ABC News anchor Charles Gibson got an honorary degree from Union College on Sunday, and delivered more than the commencement address. Gibson also contributed $75,000 to help create an annual scholarship fund for a student in financial need.
The scholarship will be named after Gibson’s father, Burdett, who grew up in Schenectady and graduated from Union in 1923.
Fathers were a running theme in the ceremony, which was held on Father’s Day. Student speaker Karyn Amira related how her father would tell her every day of her childhood, as she left for school, “Have fun and learn a lot.” When she told him she was going to use the phrase in her speech, Amira said, he told her he’d like to add the words, “and while you’re at it, do something positive for society and for others. Because that’s what’s really important.”
Amira, an anti-land mines activist, hopes to work with a nongovernmental agency or nonprofit organization before going on to study international relations.

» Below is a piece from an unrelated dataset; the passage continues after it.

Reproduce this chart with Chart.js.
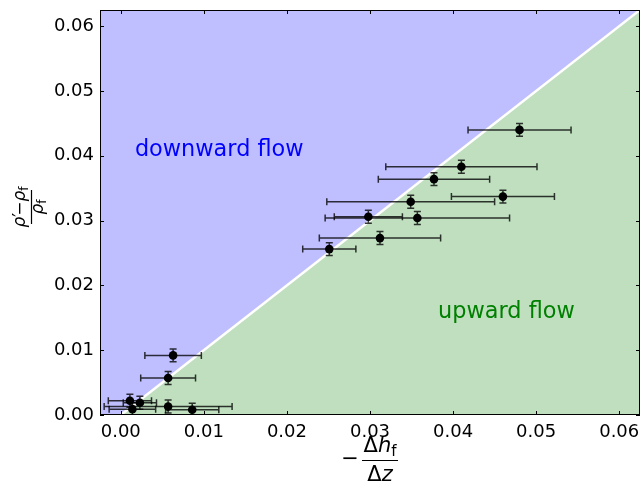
<!DOCTYPE html>
<html><head><meta charset="utf-8">
<script src="https://cdn.jsdelivr.net/npm/chart.js@4/dist/chart.umd.min.js"></script>
<style>html,body{margin:0;padding:0;background:#fff}#wrap{width:641px;height:488px;position:relative}</style>
</head><body><div id="wrap"><canvas id="c"></canvas></div>
<script>
// ---- data ----
const xValues = [0.0480, 0.0410, 0.0377, 0.0460, 0.0349, 0.0357, 0.0298, 0.0312, 0.0251, 0.0063, 0.0057, 0.0011, 0.0023, 0.0014, 0.0057, 0.0086];
const yValues = [0.0440, 0.0383, 0.0364, 0.0337, 0.0329, 0.0304, 0.0306, 0.0273, 0.0256, 0.0092, 0.0057, 0.0022, 0.0019, 0.0009, 0.0013, 0.0008];
const xErrors = [0.0062, 0.0091, 0.0067, 0.0062, 0.0101, 0.0111, 0.0041, 0.0073, 0.0032, 0.0034, 0.0033, 0.0026, 0.0020, 0.0028, 0.0077, 0.0032];
const yErrors = [0.0010, 0.0010, 0.0010, 0.0010, 0.0010, 0.0010, 0.0010, 0.0010, 0.0010, 0.0010, 0.0010, 0.0010, 0.0010, 0.0010, 0.0010, 0.0010];
const xTicks = [0.00, 0.01, 0.02, 0.03, 0.04, 0.05, 0.06];
const yTicks = [0.00, 0.01, 0.02, 0.03, 0.04, 0.05, 0.06];
const xRange = [-0.0025, 0.0625];
const yRange = [0, 0.0625];
const diagonalEnds = [-0.0025, 0.0625];
const regionNames = ['downward flow', 'upward flow'];
const regionAnchorsX = [0.0017, 0.0382];
const regionAnchorsY = [0.0408, 0.0158];

const points = xValues.map((x, i) => ({x: x, y: yValues[i]}));
const diag = diagonalEnds.map(v => ({x: v, y: v}));

const FONT = '"DejaVu Sans", sans-serif';

// pin the plot frame's right edge (Chart.js reserves room for the last tick label otherwise)
const frameFix = {
  id: 'frameFix',
  afterLayout(chart) {
    const s = chart.scales.x;
    const right = chart.width - 1;
    chart.chartArea.right = right;
    chart.chartArea.width = right - chart.chartArea.left;
    s.right = right;
    s.width = right - s.left;
    s.configure();
  }
};

const errorBars = {
  id: 'errorBars',
  beforeDatasetDraw(chart, args) {
    if (args.index !== 2) return;
    const {ctx, scales: {x, y}} = chart;
    const ca = chart.chartArea;
    ctx.save();
    ctx.beginPath();
    ctx.rect(ca.left, ca.top, ca.right - ca.left, ca.bottom - ca.top);
    ctx.clip();
    ctx.strokeStyle = 'rgba(0,0,0,0.78)';
    ctx.lineWidth = 1.5;
    const cap = 3.5;
    xValues.forEach((xv, i) => {
      const px = x.getPixelForValue(xv), py = y.getPixelForValue(yValues[i]);
      const x1 = x.getPixelForValue(xv - xErrors[i]), x2 = x.getPixelForValue(xv + xErrors[i]);
      const y1 = y.getPixelForValue(yValues[i] - yErrors[i]), y2 = y.getPixelForValue(yValues[i] + yErrors[i]);
      ctx.beginPath();
      ctx.moveTo(x1, py); ctx.lineTo(x2, py);
      ctx.moveTo(x1, py - cap); ctx.lineTo(x1, py + cap);
      ctx.moveTo(x2, py - cap); ctx.lineTo(x2, py + cap);
      ctx.moveTo(px, y1); ctx.lineTo(px, y2);
      ctx.moveTo(px - cap, y1); ctx.lineTo(px + cap, y1);
      ctx.moveTo(px - cap, y2); ctx.lineTo(px + cap, y2);
      ctx.stroke();
    });
    ctx.restore();
  }
};

function drawRuns(ctx, runs, cx, baseline, size) {
  let total = 0;
  const widths = runs.map(r => {
    ctx.font = (r.italic ? 'italic ' : '') + Math.round(size * (r.sub ? 0.7 : 1)) + 'px ' + FONT;
    const w = ctx.measureText(r.t).width + (r.gap || 0);
    total += w;
    return w;
  });
  let xpos = cx - total / 2;
  runs.forEach((r, i) => {
    ctx.font = (r.italic ? 'italic ' : '') + Math.round(size * (r.sub ? 0.7 : 1)) + 'px ' + FONT;
    ctx.textAlign = 'left';
    ctx.textBaseline = 'alphabetic';
    ctx.fillText(r.t, xpos, baseline + (r.sub ? size * 0.2 : 0));
    xpos += widths[i];
  });
  return total;
}

const decorations = {
  id: 'decorations',
  afterDatasetsDraw(chart) {
    const {ctx, scales: {x, y}} = chart;
    const ca = chart.chartArea;
    ctx.save();
    ctx.font = '22.4px ' + FONT;
    ctx.textAlign = 'left';
    ctx.textBaseline = 'middle';
    ctx.fillStyle = '#0000ff';
    ctx.fillText(regionNames[0], x.getPixelForValue(regionAnchorsX[0]), y.getPixelForValue(regionAnchorsY[0]));
    ctx.fillStyle = '#008000';
    ctx.fillText(regionNames[1], x.getPixelForValue(regionAnchorsX[1]), y.getPixelForValue(regionAnchorsY[1]));
    ctx.strokeStyle = '#000';
    ctx.lineWidth = 1;
    ctx.strokeRect(ca.left + 0.5, ca.top + 0.5, ca.right - ca.left - 1, ca.bottom - ca.top - 1);
    const L = 4;
    ctx.beginPath();
    xTicks.forEach(v => {
      const p = Math.round(x.getPixelForValue(v)) + 0.5;
      ctx.moveTo(p, ca.bottom); ctx.lineTo(p, ca.bottom - L);
      ctx.moveTo(p, ca.top); ctx.lineTo(p, ca.top + L);
    });
    yTicks.forEach(v => {
      const p = Math.round(y.getPixelForValue(v)) + 0.5;
      ctx.moveTo(ca.left, p); ctx.lineTo(ca.left + L, p);
      ctx.moveTo(ca.right, p); ctx.lineTo(ca.right - L, p);
    });
    ctx.stroke();
    ctx.restore();
  },
  afterDraw(chart) {
    const ctx = chart.ctx;
    ctx.save();
    ctx.fillStyle = '#000';
    ctx.strokeStyle = '#000';
    // x-axis title: −Δh_f / Δz
    const xs = 21;
    ctx.font = xs + 'px ' + FONT;
    ctx.textAlign = 'center';
    ctx.textBaseline = 'middle';
    ctx.fillText('\u2212', 350, 460);
    drawRuns(ctx, [{t: '\u0394'}, {t: 'h', italic: true}, {t: 'f', sub: true}], 380, 452, xs);
    drawRuns(ctx, [{t: '\u0394'}, {t: 'z', italic: true}], 380, 481, xs);
    ctx.lineWidth = 1.2;
    ctx.beginPath();
    ctx.moveTo(362, 460.5); ctx.lineTo(398, 460.5);
    ctx.stroke();
    // y-axis title: (ρ′−ρ_f)/ρ_f rotated
    ctx.translate(31, 207);
    ctx.rotate(-Math.PI / 2);
    const ys = 17;
    drawRuns(ctx, [{t: '\u03c1', italic: true}, {t: '\u2032', gap: -3}, {t: '\u2212'}, {t: '\u03c1', italic: true}, {t: 'f', sub: true}], 0, -6, ys);
    drawRuns(ctx, [{t: '\u03c1', italic: true}, {t: 'f', sub: true}], 0, 12, ys);
    ctx.lineWidth = 1.2;
    ctx.beginPath();
    ctx.moveTo(-17, 0.5); ctx.lineTo(17, 0.5);
    ctx.stroke();
    ctx.restore();
  }
};

new Chart(document.getElementById('c'), {
  type: 'scatter',
  data: {
    datasets: [
      {data: diag, showLine: true, fill: 'start', backgroundColor: '#bfdfbf', borderWidth: 0, pointRadius: 0, order: 3},
      {data: diag, showLine: true, fill: 'end', backgroundColor: '#bfbfff', borderColor: '#ffffff', borderWidth: 2.5, pointRadius: 0, order: 2},
      {data: points, backgroundColor: '#000', borderColor: '#000', borderWidth: 0, pointRadius: 4.3, order: 1}
    ]
  },
  options: {
    responsive: true,
    maintainAspectRatio: false,
    animation: false,
    events: [],
    layout: {padding: {left: 0, right: 1, top: 10, bottom: 0}},
    plugins: {legend: {display: false}, tooltip: {enabled: false}},
    scales: {
      x: {
        type: 'linear', min: xRange[0], max: xRange[1],
        grid: {display: false, drawTicks: false},
        border: {display: false},
        afterBuildTicks: s => { s.ticks = xTicks.map(v => ({value: v})); },
        afterFit: s => { s.height = 73; s.paddingLeft = 0; s.paddingRight = 0; },
        ticks: {padding: 7, color: '#000', font: {family: 'DejaVu Sans', size: 18}, maxRotation: 0, callback: v => v.toFixed(2)}
      },
      y: {
        type: 'linear', min: yRange[0], max: yRange[1],
        grid: {display: false, drawTicks: false},
        border: {display: false},
        afterBuildTicks: s => { s.ticks = yTicks.map(v => ({value: v})); },
        afterFit: s => { s.width = 100; s.paddingTop = 0; s.paddingBottom = 0; },
        ticks: {padding: 6, color: '#000', font: {family: 'DejaVu Sans', size: 18}, callback: v => v.toFixed(2)}
      }
    }
  },
  plugins: [frameFix, errorBars, decorations]
});
</script>
</body></html>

Adeyemi Adenrele, another new graduate, has similar career goals, after majoring in political science and minoring in French. He plans to serve in the Peace Corps, likely in a French-speaking African country, then do postgraduate work at the University at Albany, because he likes this area. But like many Union students, Adenrele, of Ann Arbor, Mich., said he is not that familiar with Schenectady — apart from a few bars near campus.
College President Stephen Ainlay, speaking at his first commencement, told the new graduates that “Now it is your turn to realize your dreams . . . now it is your turn to take responsibility for the welfare of the communities in which you will live.”
Salutatorian Leigh Ann Holterman, who used to live in the Pine Hills neighborhood of Albany and is a graduate of Albany High School, studied psychology and was active on Union’s campus, including starting a student-run babysitting service for college faculty and staff. She is going to work as a research assistant for Macro International in Burlington, Vt.
The Schenectady Pipe Band played before and after the ceremony, and during it two student vocal groups performed a cappella. The national anthem was sung by the all-female Garnet Minstrelles, most wearing the caps and gowns of the graduating class. Later, near the end, the Dutch Pipers, a larger contingent of about a dozen male singers, performed the “Ode to Old Union,” which starts:
“Let the Grecian dream of his sacred stream,
And sing of the brave adorning,
That Phoebus weaves from his laurel leaves
At the golden gate of morning.”
The assembled graduates and the rest of the audience did not accept the invitation to join in, although the words were in their programs.
Two students, Kevin Patrick Dwyer and Adam H. Nebenzahl, wore dress military uniforms to accept their diplomas. Dwyer has been commissioned in the Marines, and Nebenzahl in the Navy.
The invocation and benediction to “Creator God” were delivered by Mark Leonard, a deacon at St. Madeleine Sophie Roman Catholic Church in Guilderland. “Protect us from evils so we may bring goodness to others,” he prayed.